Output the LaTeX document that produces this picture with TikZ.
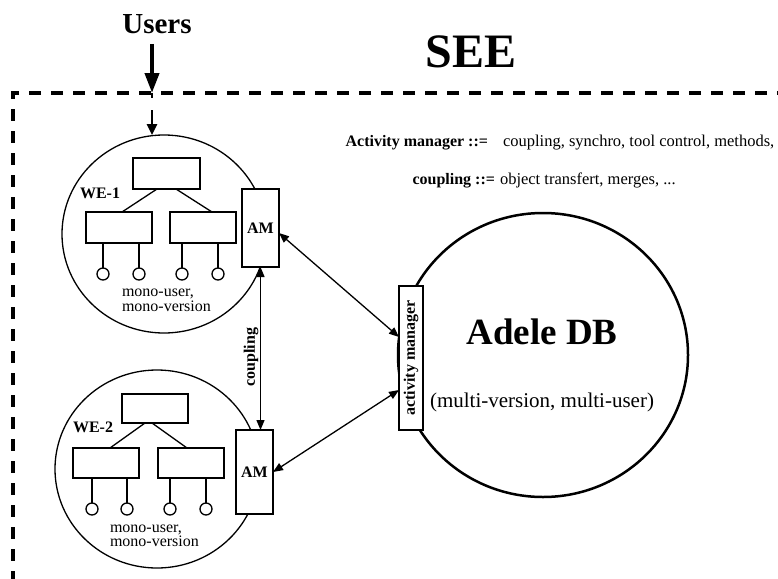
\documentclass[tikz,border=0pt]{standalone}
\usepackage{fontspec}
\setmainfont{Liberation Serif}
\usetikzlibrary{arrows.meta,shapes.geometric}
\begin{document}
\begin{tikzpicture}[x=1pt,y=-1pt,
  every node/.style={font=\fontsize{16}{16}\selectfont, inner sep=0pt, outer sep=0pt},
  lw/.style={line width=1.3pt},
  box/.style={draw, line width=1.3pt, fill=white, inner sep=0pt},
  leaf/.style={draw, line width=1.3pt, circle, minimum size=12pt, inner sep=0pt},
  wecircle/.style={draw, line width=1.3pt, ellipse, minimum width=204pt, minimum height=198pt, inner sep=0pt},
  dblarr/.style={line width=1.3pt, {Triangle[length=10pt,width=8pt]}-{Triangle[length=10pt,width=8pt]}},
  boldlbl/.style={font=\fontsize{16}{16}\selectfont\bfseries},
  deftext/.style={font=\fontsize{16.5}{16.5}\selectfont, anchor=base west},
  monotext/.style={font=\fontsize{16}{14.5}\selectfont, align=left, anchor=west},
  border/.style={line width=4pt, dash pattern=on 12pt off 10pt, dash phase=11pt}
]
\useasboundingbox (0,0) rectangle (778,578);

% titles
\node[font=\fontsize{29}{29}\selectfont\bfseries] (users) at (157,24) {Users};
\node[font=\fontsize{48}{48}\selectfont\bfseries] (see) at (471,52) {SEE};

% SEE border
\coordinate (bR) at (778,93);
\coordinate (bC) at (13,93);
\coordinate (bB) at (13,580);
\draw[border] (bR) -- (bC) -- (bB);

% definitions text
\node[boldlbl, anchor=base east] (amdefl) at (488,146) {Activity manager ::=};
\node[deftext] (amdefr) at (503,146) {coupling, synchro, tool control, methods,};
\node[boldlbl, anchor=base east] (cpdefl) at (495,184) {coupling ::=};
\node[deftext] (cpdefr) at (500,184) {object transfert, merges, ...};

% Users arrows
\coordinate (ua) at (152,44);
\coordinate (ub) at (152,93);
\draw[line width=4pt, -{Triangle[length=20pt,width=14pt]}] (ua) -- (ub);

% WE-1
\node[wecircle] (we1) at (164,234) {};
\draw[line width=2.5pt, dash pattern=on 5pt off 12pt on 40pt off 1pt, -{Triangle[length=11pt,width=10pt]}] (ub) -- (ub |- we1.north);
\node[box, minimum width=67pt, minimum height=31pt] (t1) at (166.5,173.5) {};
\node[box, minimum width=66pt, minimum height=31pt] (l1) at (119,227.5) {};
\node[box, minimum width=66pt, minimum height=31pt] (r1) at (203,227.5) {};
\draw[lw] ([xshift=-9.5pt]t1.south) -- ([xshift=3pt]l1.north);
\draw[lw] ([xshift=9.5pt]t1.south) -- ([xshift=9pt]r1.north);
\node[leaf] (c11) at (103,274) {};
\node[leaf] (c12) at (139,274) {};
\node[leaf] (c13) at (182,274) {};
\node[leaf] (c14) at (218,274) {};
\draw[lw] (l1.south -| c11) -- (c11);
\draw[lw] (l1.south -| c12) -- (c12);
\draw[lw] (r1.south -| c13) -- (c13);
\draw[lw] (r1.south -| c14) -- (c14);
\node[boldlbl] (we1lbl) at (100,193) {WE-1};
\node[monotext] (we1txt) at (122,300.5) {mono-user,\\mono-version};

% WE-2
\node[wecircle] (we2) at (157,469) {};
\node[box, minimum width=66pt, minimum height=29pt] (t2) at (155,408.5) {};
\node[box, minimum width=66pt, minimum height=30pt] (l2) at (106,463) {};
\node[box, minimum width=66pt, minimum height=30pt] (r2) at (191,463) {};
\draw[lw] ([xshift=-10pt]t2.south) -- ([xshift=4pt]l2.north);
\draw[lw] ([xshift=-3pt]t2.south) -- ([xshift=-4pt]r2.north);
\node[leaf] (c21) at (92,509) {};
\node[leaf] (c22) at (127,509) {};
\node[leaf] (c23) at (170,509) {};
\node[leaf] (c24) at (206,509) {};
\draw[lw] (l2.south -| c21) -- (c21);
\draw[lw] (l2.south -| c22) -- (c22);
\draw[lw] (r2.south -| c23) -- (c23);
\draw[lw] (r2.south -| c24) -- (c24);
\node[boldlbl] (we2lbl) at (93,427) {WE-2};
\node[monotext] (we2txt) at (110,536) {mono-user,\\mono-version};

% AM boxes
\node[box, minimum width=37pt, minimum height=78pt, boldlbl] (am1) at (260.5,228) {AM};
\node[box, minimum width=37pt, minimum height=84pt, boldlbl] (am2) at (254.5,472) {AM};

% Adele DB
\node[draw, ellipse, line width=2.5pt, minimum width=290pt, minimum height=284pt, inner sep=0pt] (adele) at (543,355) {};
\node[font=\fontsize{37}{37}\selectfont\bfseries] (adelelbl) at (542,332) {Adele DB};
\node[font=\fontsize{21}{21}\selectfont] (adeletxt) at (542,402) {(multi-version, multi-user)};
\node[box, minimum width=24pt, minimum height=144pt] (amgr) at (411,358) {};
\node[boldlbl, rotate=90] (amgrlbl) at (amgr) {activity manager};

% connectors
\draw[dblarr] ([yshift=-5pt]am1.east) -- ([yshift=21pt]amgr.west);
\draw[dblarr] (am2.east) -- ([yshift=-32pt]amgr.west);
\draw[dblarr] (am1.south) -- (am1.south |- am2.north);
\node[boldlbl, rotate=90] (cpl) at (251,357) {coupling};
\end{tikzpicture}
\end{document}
________________________
Direction: Repeat the material above word for word, please, apart from its images.

Solution to this exercise:
Output the LaTeX document that produces this picture with TikZ.
\documentclass[tikz,border=0pt]{standalone}
\usepackage{fontspec}
\setmainfont{Liberation Serif}
\usetikzlibrary{arrows.meta,shapes.geometric}
\begin{document}
\begin{tikzpicture}[x=1pt,y=-1pt,
  every node/.style={font=\fontsize{16}{16}\selectfont, inner sep=0pt, outer sep=0pt},
  lw/.style={line width=1.3pt},
  box/.style={draw, line width=1.3pt, fill=white, inner sep=0pt},
  leaf/.style={draw, line width=1.3pt, circle, minimum size=12pt, inner sep=0pt},
  wecircle/.style={draw, line width=1.3pt, ellipse, minimum width=204pt, minimum height=198pt, inner sep=0pt},
  dblarr/.style={line width=1.3pt, {Triangle[length=10pt,width=8pt]}-{Triangle[length=10pt,width=8pt]}},
  boldlbl/.style={font=\fontsize{16}{16}\selectfont\bfseries},
  deftext/.style={font=\fontsize{16.5}{16.5}\selectfont, anchor=base west},
  monotext/.style={font=\fontsize{16}{14.5}\selectfont, align=left, anchor=west},
  border/.style={line width=4pt, dash pattern=on 12pt off 10pt, dash phase=11pt}
]
\useasboundingbox (0,0) rectangle (778,578);

% titles
\node[font=\fontsize{29}{29}\selectfont\bfseries] (users) at (157,24) {Users};
\node[font=\fontsize{48}{48}\selectfont\bfseries] (see) at (471,52) {SEE};

% SEE border
\coordinate (bR) at (778,93);
\coordinate (bC) at (13,93);
\coordinate (bB) at (13,580);
\draw[border] (bR) -- (bC) -- (bB);

% definitions text
\node[boldlbl, anchor=base east] (amdefl) at (488,146) {Activity manager ::=};
\node[deftext] (amdefr) at (503,146) {coupling, synchro, tool control, methods,};
\node[boldlbl, anchor=base east] (cpdefl) at (495,184) {coupling ::=};
\node[deftext] (cpdefr) at (500,184) {object transfert, merges, ...};

% Users arrows
\coordinate (ua) at (152,44);
\coordinate (ub) at (152,93);
\draw[line width=4pt, -{Triangle[length=20pt,width=14pt]}] (ua) -- (ub);

% WE-1
\node[wecircle] (we1) at (164,234) {};
\draw[line width=2.5pt, dash pattern=on 5pt off 12pt on 40pt off 1pt, -{Triangle[length=11pt,width=10pt]}] (ub) -- (ub |- we1.north);
\node[box, minimum width=67pt, minimum height=31pt] (t1) at (166.5,173.5) {};
\node[box, minimum width=66pt, minimum height=31pt] (l1) at (119,227.5) {};
\node[box, minimum width=66pt, minimum height=31pt] (r1) at (203,227.5) {};
\draw[lw] ([xshift=-9.5pt]t1.south) -- ([xshift=3pt]l1.north);
\draw[lw] ([xshift=9.5pt]t1.south) -- ([xshift=9pt]r1.north);
\node[leaf] (c11) at (103,274) {};
\node[leaf] (c12) at (139,274) {};
\node[leaf] (c13) at (182,274) {};
\node[leaf] (c14) at (218,274) {};
\draw[lw] (l1.south -| c11) -- (c11);
\draw[lw] (l1.south -| c12) -- (c12);
\draw[lw] (r1.south -| c13) -- (c13);
\draw[lw] (r1.south -| c14) -- (c14);
\node[boldlbl] (we1lbl) at (100,193) {WE-1};
\node[monotext] (we1txt) at (122,300.5) {mono-user,\\mono-version};

% WE-2
\node[wecircle] (we2) at (157,469) {};
\node[box, minimum width=66pt, minimum height=29pt] (t2) at (155,408.5) {};
\node[box, minimum width=66pt, minimum height=30pt] (l2) at (106,463) {};
\node[box, minimum width=66pt, minimum height=30pt] (r2) at (191,463) {};
\draw[lw] ([xshift=-10pt]t2.south) -- ([xshift=4pt]l2.north);
\draw[lw] ([xshift=-3pt]t2.south) -- ([xshift=-4pt]r2.north);
\node[leaf] (c21) at (92,509) {};
\node[leaf] (c22) at (127,509) {};
\node[leaf] (c23) at (170,509) {};
\node[leaf] (c24) at (206,509) {};
\draw[lw] (l2.south -| c21) -- (c21);
\draw[lw] (l2.south -| c22) -- (c22);
\draw[lw] (r2.south -| c23) -- (c23);
\draw[lw] (r2.south -| c24) -- (c24);
\node[boldlbl] (we2lbl) at (93,427) {WE-2};
\node[monotext] (we2txt) at (110,536) {mono-user,\\mono-version};

% AM boxes
\node[box, minimum width=37pt, minimum height=78pt, boldlbl] (am1) at (260.5,228) {AM};
\node[box, minimum width=37pt, minimum height=84pt, boldlbl] (am2) at (254.5,472) {AM};

% Adele DB
\node[draw, ellipse, line width=2.5pt, minimum width=290pt, minimum height=284pt, inner sep=0pt] (adele) at (543,355) {};
\node[font=\fontsize{37}{37}\selectfont\bfseries] (adelelbl) at (542,332) {Adele DB};
\node[font=\fontsize{21}{21}\selectfont] (adeletxt) at (542,402) {(multi-version, multi-user)};
\node[box, minimum width=24pt, minimum height=144pt] (amgr) at (411,358) {};
\node[boldlbl, rotate=90] (amgrlbl) at (amgr) {activity manager};

% connectors
\draw[dblarr] ([yshift=-5pt]am1.east) -- ([yshift=21pt]amgr.west);
\draw[dblarr] (am2.east) -- ([yshift=-32pt]amgr.west);
\draw[dblarr] (am1.south) -- (am1.south |- am2.north);
\node[boldlbl, rotate=90] (cpl) at (251,357) {coupling};
\end{tikzpicture}
\end{document}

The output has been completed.